Listen to the full interview on "The State of Things" below.

There's historical precedent for terrorist attacks targeting black churches, but Cooper said this history is ignored through "a historical amnesia" and by the country's deep discomfort in talking about the violence underpinning our racial divide.

"In churches, it's difficult to confront the theological basis for white supremacy," said Cooper, the first African-American women to earn tenure at Duke Divinity School. "We had an economic motive (for white supremacy), and we came up with the theology to explain it. We've never undone that. We've never understood how it is a sin against God."

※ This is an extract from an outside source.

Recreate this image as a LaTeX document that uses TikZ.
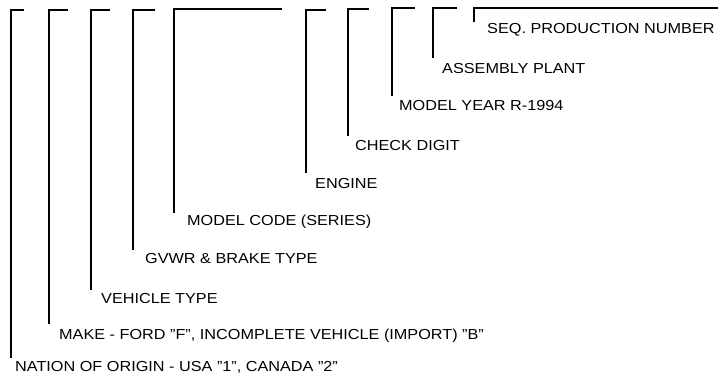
\documentclass[tikz,border=0pt]{standalone}
\usepackage{fontspec}
\setmainfont{Liberation Sans}[FakeStretch=1.12]
\begin{document}
\begin{tikzpicture}[x=1pt,y=-1pt,
  lbl/.style={anchor=west,inner sep=0pt,font=\fontsize{14.5}{16}\selectfont},
  brk/.style={line width=1.7pt,line join=miter,line cap=butt}]
\useasboundingbox (0,0) rectangle (718,384);
% labels
\node[lbl] (l1)  at (15,367)  {NATION OF ORIGIN - USA "1", CANADA "2"};
\node[lbl] (l2)  at (59,336)  {MAKE - FORD "F", INCOMPLETE VEHICLE (IMPORT) "B"};
\node[lbl] (l3)  at (101,299) {VEHICLE TYPE};
\node[lbl] (l4)  at (145,259) {GVWR \& BRAKE TYPE};
\node[lbl] (l5)  at (187,222) {MODEL CODE (SERIES)};
\node[lbl] (l6)  at (315,184) {ENGINE};
\node[lbl] (l7)  at (355,146) {CHECK DIGIT};
\node[lbl] (l8)  at (399,106) {MODEL YEAR R-1994};
\node[lbl] (l9)  at (442,69)  {ASSEMBLY PLANT};
\node[lbl] (l10) at (487,30)  {SEQ. PRODUCTION NUMBER};
% bracket corners, ends of top bars, bottoms
\coordinate (c1) at (11,10);  \coordinate (h1) at (24,10);  \coordinate (b1) at (11,358);
\coordinate (c2) at (49,10);  \coordinate (h2) at (68,10);  \coordinate (b2) at (49,324);
\coordinate (c3) at (91,10);  \coordinate (h3) at (110,10); \coordinate (b3) at (91,290);
\coordinate (c4) at (133,10); \coordinate (h4) at (155,10); \coordinate (b4) at (133,250);
\coordinate (c5) at (174,9);  \coordinate (h5) at (282,9);  \coordinate (b5) at (174,213);
\coordinate (c6) at (306,10); \coordinate (h6) at (326,10); \coordinate (b6) at (306,173);
\coordinate (c7) at (348,9);  \coordinate (h7) at (369,9);  \coordinate (b7) at (348,136);
\coordinate (c8) at (392,8);  \coordinate (h8) at (415,8);  \coordinate (b8) at (392,96);
\coordinate (c9) at (433,8);  \coordinate (h9) at (457,8);  \coordinate (b9) at (433,58);
\coordinate (c10) at (474,8); \coordinate (h10) at (718,8); \coordinate (b10) at (474,22);
\foreach \i in {1,...,10}{
  \draw[brk] (h\i) -- (c\i) -- (b\i);
}
\end{tikzpicture}
\end{document}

The black churches rose out of that racism, in particular efforts to exclude blacks from full religious participation. "Black people had to search for a place where your humanity would be celebrated and recognized," she told Stasio.

"It's a tragedy that the body of Christ would be divided along these lines. It was a question of whether blacks would be fully included in the body of Christ. Under these circumstances, of course, black churches emerged. 

Duke's Divinity School faculty, particularly those in the Center for Black Church Studies, have been among the academic leaders in studying the racial divide in churches and the role the black church plays in the community. Associate professor Willie Jennings' recent research focused on how Western Christianity became entangled with racism. Jennings spoke over the weekend with Minnesota Public Radio about the attack in South Carolina.

Cooper is working on a study of "Segregated Sundays," looking at successes and failures of the racial reconciliation efforts of Christian congregations. Following the shootings at Emanuel AME Church, Cooper was sought out by various media to discuss "the long history of brutality against blacks at worship" with National Public Radio's Weekend Edition program.

Cooper also did interviews with The Wall Street Journal and Christianity Today concerning the attacks.